Nancy Abbate Caldwell (born June 19, 1942) is an American former actress and dancer who was a Mousketeer on the first season of The Mickey Mouse Club. She left entertaining to become a dance teacher.

==Early years==
Caldwell was born Nancy Lee Abbate in Los Angeles. When she was 7 years old, she began taking dancing lessons. She progressed from a local dance instructor to studying with Louis Dupron, a dance director for a Hollywood studio. Dupron later arranged an audition for Caldwell for a part in the film Love Is Better Than Ever, and she got the role.

== Career ==

=== Entertaining ===
In 1954, Caldwell was picked to be a Mousketeer for the first season of The Mickey Mouse Club. She left after that first year, partly because of rivalries and jealousy among the Mousketeers and partly because she wanted to do other work. Soon after she left, she had an uncredited role in the Dean Martin and Jerry Lewis film Artists and Models (1955). She also appeared in the films The Farmer Takes a Wife and Courage of Black Beauty. She was a member of the cast of the pilot episode of The Ray Bolger Show on television, but her part and others were recast for the regular series.

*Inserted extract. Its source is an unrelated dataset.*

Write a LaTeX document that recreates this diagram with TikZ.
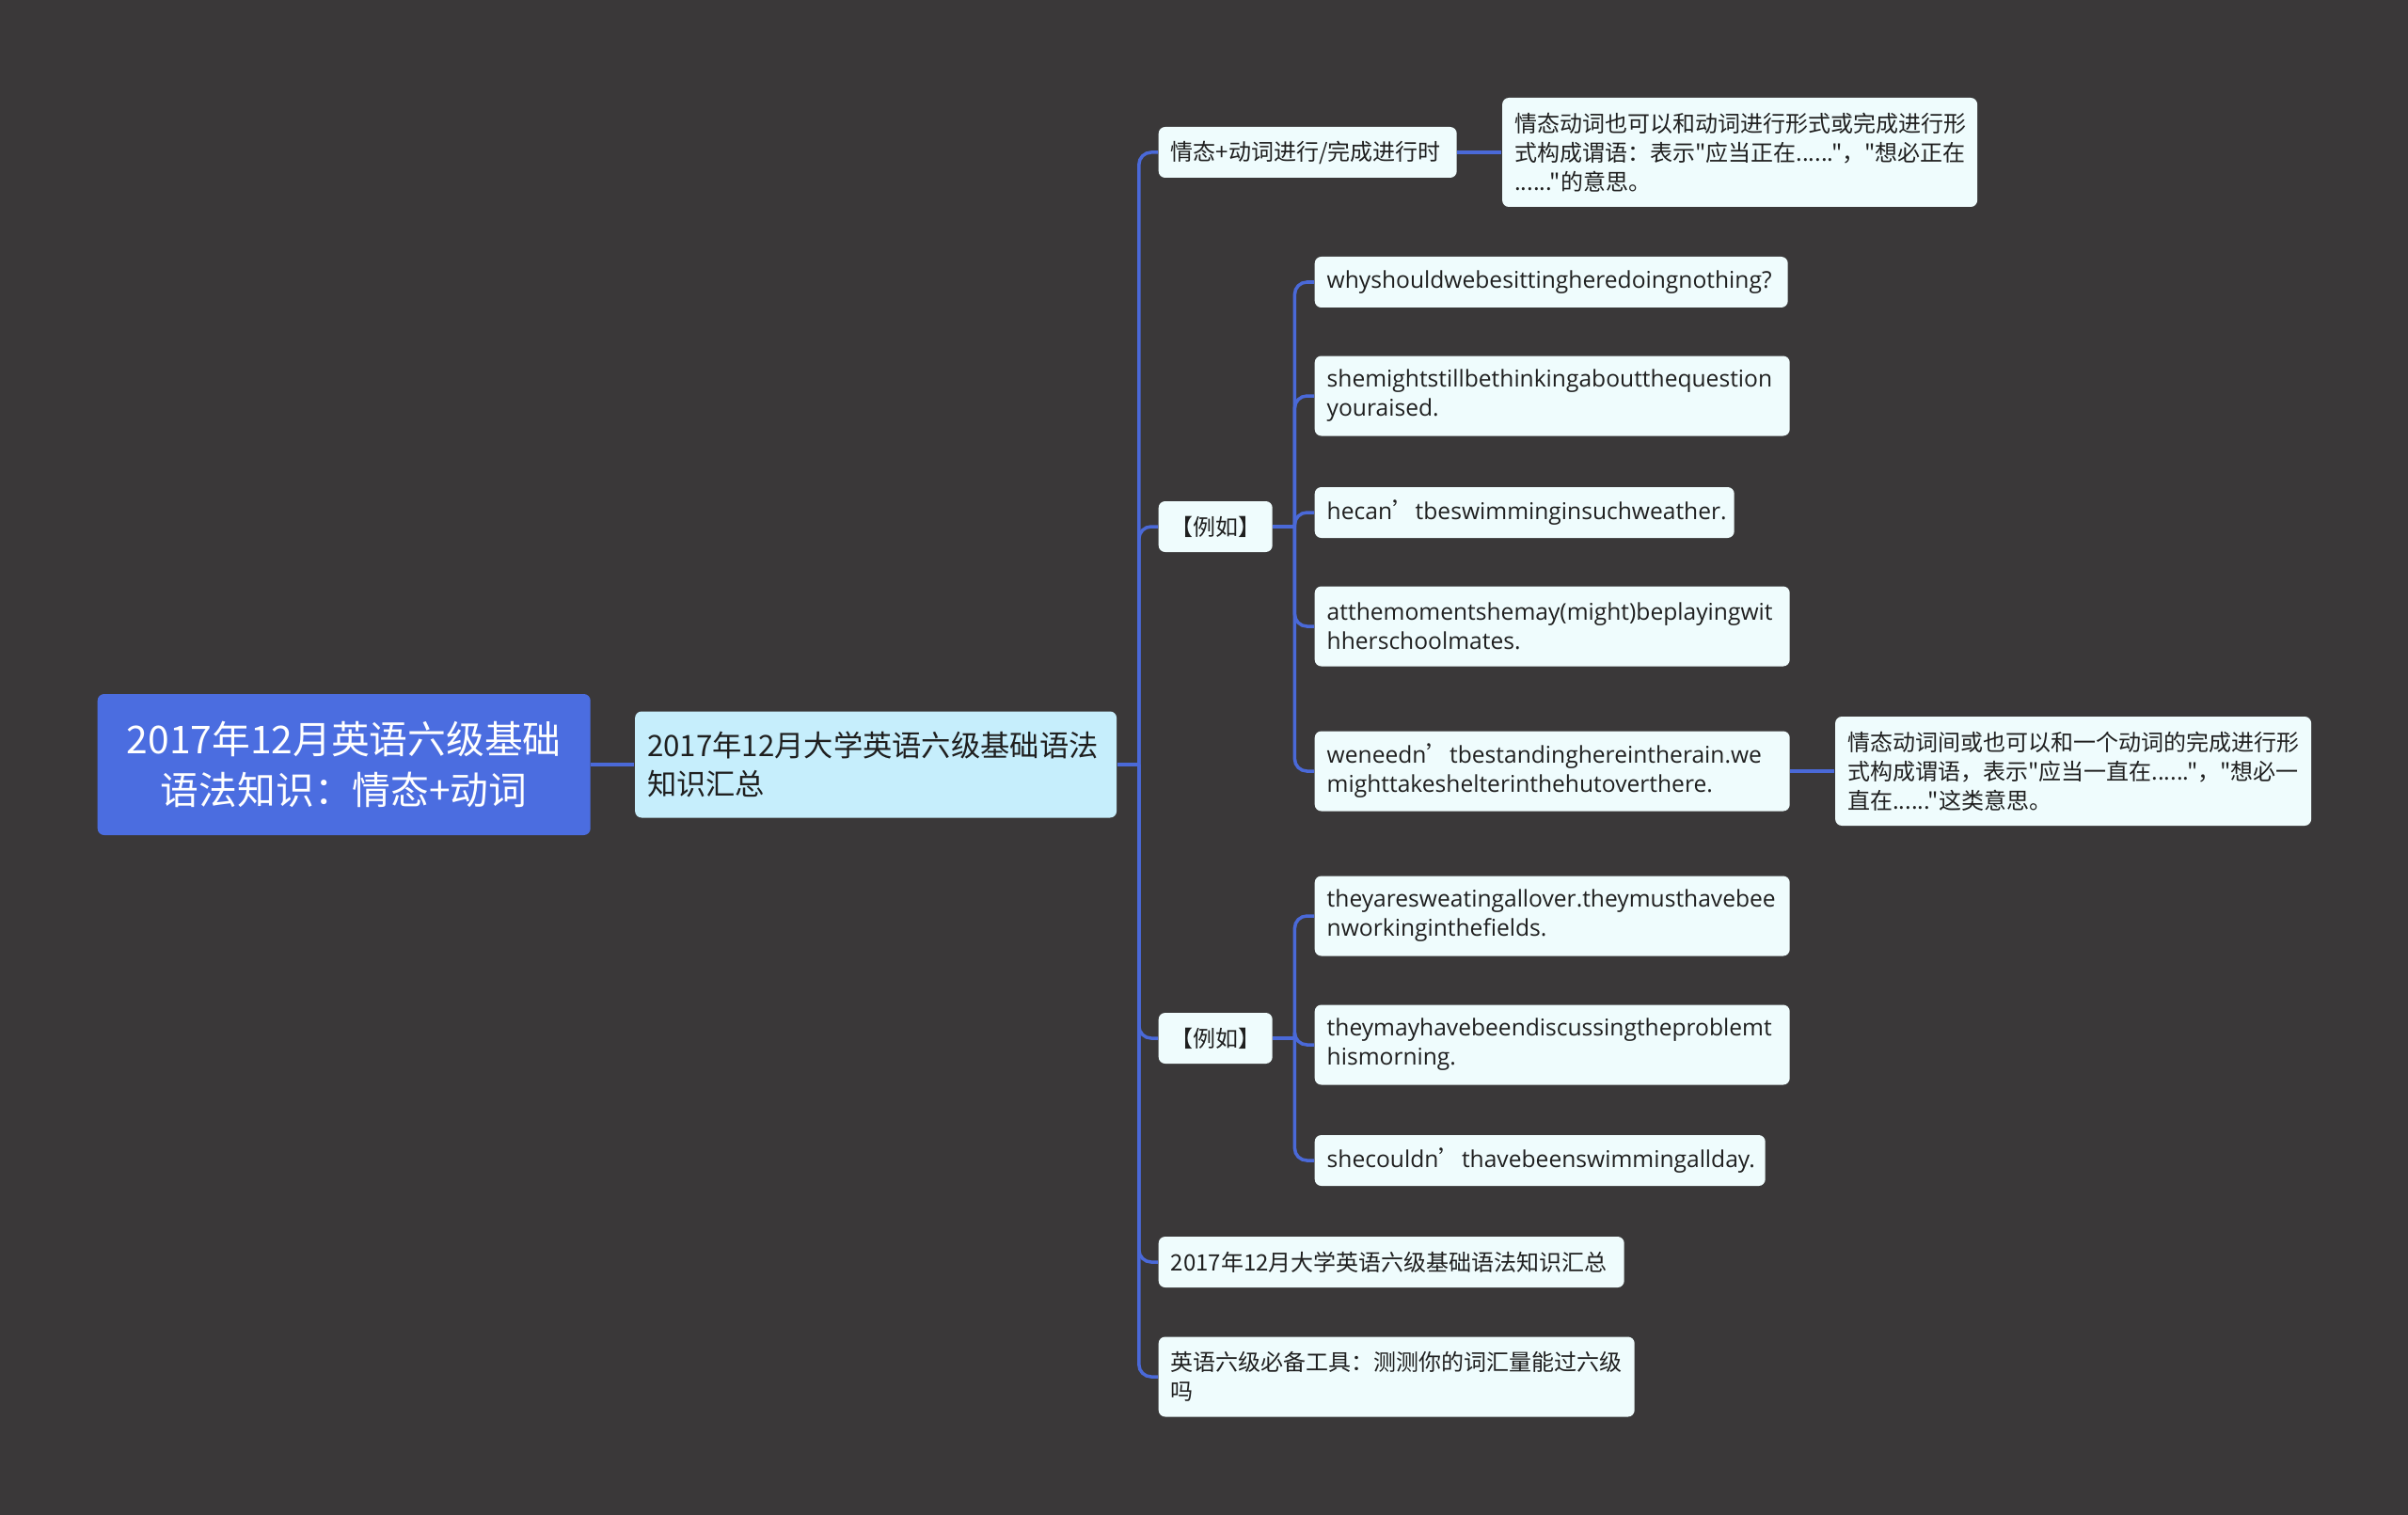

Following her husband's death when she was 16, Caldwell worked in nightclubs and made some TV commercials, then moved with her baby to Las Vegas, where she worked as a cocktail waitress and danced in casinos and clubs, saving money in hopes of opening a dance studio.

=== Teaching ===
After having a successful dance studio in Las Vegas, Caldwell moved to Vista, California, and opened Nancy's Dance Studio in 1982. Its success led her to open another studio with the same name in Temecula, California, in the early 1990s.

== Personal life ==
Caldwell married when she was 16 years old. Three months after the wedding, she was six weeks pregnant when her husband died in a train crash.